# Directive
From the first line of the data below through the line bearing "Chart.register(...registerables);", reproduce each line exactly; do not include pictures.

# Material
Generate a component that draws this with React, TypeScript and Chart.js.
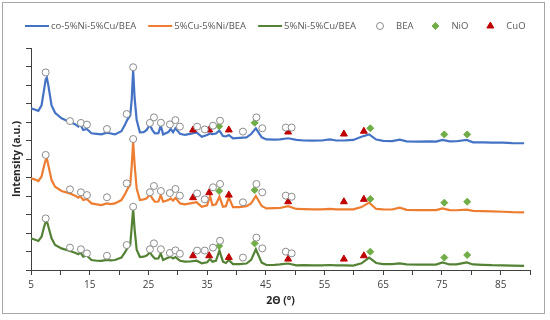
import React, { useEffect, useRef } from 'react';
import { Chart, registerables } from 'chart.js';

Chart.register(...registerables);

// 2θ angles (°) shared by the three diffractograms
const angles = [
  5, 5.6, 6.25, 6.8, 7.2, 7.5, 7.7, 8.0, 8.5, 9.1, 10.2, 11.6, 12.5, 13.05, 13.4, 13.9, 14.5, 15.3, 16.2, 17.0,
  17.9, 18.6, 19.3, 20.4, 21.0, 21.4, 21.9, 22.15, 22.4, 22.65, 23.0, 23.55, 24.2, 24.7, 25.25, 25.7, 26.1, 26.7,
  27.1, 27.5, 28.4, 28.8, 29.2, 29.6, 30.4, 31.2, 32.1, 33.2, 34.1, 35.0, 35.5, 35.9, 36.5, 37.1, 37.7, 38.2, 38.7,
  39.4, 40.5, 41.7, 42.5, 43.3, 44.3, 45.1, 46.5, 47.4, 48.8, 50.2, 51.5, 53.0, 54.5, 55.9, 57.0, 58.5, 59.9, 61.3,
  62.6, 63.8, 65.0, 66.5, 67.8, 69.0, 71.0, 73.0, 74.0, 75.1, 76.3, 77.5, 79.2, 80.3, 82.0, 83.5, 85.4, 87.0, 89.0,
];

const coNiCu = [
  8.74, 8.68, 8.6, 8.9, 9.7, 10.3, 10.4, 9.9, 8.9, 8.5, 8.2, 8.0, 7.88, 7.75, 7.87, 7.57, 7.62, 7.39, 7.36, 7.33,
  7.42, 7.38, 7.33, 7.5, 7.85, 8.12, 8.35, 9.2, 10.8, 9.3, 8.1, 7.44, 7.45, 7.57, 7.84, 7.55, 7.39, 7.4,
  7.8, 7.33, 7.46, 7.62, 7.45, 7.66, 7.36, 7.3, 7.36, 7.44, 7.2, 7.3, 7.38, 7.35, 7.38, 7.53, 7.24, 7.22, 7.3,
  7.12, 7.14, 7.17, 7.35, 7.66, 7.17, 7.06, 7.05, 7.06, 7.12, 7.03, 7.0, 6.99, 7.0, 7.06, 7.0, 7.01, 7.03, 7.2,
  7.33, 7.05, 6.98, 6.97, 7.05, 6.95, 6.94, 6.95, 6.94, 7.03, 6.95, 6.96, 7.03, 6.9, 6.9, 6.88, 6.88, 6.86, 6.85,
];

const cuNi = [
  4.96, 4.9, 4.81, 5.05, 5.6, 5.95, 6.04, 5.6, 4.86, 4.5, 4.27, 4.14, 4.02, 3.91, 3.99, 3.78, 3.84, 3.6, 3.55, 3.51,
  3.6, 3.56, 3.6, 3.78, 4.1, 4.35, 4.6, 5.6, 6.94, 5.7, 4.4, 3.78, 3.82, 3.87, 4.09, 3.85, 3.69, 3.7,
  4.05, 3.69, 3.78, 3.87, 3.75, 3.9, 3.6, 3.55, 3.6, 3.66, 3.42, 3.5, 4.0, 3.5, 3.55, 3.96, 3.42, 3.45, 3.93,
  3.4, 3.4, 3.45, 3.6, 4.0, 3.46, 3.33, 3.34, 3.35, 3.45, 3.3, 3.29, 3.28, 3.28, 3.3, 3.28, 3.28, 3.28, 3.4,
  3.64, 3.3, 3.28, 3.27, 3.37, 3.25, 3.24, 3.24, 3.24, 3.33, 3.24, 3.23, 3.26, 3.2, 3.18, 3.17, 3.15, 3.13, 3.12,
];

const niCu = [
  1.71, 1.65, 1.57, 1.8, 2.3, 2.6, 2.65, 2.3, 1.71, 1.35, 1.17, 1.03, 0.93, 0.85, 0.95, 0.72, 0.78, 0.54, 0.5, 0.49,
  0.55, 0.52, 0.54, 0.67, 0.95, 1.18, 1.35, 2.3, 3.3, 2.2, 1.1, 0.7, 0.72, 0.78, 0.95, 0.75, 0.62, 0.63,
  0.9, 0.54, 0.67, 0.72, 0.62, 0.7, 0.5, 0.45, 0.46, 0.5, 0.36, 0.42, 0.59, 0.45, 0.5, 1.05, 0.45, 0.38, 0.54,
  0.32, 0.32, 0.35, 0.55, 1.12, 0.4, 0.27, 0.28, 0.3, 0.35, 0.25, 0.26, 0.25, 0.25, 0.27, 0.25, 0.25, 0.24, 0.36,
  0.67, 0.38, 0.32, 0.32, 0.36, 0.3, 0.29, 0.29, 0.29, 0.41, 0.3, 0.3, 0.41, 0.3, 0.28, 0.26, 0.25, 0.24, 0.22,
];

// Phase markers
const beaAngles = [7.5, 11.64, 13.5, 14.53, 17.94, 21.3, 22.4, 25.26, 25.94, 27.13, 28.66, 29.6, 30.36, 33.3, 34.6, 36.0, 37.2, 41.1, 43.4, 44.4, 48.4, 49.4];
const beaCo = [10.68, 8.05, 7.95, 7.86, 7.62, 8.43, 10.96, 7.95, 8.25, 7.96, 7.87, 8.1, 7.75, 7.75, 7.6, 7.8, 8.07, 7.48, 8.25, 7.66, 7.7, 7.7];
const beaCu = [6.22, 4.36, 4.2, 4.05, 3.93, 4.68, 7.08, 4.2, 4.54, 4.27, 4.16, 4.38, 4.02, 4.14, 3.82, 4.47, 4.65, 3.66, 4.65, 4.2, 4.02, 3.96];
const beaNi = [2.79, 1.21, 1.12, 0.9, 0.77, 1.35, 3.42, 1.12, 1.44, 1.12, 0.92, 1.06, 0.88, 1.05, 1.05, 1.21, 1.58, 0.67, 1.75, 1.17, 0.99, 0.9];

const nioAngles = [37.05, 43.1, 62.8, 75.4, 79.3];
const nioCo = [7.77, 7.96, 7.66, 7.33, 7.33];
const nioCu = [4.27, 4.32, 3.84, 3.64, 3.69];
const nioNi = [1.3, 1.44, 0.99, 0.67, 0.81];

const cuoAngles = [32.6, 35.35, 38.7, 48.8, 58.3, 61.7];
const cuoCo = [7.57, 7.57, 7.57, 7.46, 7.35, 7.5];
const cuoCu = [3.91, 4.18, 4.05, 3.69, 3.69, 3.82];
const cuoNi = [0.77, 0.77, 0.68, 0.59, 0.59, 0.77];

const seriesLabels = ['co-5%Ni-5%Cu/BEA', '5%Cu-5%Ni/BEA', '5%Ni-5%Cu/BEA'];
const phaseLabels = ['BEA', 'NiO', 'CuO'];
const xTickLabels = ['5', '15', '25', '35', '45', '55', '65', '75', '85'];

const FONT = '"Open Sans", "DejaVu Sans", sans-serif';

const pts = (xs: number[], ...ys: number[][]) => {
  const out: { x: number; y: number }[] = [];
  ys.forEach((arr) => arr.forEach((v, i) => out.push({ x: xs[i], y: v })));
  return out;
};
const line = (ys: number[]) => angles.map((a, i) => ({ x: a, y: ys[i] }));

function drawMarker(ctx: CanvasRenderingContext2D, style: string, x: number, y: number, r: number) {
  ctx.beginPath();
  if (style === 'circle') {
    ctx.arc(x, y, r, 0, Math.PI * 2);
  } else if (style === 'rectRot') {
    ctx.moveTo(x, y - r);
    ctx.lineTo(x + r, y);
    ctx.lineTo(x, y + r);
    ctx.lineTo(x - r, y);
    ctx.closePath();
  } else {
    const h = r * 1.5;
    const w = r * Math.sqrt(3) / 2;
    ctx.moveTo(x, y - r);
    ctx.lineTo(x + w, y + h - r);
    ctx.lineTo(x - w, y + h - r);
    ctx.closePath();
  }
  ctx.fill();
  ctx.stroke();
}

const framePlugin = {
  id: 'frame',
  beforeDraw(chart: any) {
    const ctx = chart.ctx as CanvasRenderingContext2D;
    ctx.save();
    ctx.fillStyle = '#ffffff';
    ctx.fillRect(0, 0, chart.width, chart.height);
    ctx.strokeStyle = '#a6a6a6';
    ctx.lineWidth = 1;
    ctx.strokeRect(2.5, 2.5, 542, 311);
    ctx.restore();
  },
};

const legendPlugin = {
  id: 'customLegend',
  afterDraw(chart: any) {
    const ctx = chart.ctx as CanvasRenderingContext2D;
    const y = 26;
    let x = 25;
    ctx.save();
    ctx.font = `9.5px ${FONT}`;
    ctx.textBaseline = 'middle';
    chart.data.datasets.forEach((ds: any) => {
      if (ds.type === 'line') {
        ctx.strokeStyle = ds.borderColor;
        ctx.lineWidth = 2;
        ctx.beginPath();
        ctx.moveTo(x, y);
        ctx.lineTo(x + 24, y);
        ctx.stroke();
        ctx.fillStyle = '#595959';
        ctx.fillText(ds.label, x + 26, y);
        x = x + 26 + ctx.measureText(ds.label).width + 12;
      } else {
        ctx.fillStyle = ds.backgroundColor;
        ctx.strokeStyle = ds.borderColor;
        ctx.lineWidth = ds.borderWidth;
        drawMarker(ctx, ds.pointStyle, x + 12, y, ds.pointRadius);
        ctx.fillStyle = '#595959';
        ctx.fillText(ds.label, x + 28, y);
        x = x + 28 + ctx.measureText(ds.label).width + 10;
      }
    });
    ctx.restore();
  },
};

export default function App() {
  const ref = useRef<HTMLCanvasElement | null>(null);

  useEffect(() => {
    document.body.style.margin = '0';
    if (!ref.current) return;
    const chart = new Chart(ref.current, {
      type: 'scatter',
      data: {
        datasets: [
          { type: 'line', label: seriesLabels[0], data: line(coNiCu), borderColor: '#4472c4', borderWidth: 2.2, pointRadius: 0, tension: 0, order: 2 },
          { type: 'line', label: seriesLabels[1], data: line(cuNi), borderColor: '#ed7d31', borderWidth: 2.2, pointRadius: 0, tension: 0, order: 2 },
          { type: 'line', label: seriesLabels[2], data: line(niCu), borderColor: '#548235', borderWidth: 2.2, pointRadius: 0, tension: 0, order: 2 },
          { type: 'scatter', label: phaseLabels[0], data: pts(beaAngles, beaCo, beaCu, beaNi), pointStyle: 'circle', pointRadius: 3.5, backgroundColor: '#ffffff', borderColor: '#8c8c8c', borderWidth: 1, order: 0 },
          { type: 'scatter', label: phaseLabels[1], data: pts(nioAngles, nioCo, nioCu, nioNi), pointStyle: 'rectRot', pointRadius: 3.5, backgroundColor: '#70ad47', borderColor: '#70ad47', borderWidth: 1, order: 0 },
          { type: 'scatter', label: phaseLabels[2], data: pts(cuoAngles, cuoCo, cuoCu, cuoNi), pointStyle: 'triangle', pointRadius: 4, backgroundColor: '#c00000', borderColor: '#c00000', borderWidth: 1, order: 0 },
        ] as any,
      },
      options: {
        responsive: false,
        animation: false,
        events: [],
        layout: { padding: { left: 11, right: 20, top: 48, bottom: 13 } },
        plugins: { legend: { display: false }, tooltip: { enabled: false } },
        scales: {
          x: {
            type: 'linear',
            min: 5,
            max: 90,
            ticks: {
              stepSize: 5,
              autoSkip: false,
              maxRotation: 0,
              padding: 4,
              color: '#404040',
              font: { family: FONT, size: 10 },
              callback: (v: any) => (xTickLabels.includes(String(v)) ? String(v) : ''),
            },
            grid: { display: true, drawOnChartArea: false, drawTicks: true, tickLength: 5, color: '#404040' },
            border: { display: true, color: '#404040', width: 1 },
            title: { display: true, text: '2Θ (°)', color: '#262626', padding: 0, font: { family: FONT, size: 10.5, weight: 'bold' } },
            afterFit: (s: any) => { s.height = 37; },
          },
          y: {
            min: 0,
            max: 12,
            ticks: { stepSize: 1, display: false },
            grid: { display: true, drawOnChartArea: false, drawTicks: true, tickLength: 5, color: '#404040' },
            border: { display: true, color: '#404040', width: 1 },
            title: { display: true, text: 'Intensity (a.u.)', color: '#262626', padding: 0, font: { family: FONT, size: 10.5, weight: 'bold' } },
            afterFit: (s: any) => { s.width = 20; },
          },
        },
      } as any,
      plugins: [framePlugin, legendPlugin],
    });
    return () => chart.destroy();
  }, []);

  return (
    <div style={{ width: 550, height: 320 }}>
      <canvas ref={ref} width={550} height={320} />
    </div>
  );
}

# Problem solution
Generate a component that draws this with React, TypeScript and Chart.js.
import React, { useEffect, useRef } from 'react';
import { Chart, registerables } from 'chart.js';

Chart.register(...registerables);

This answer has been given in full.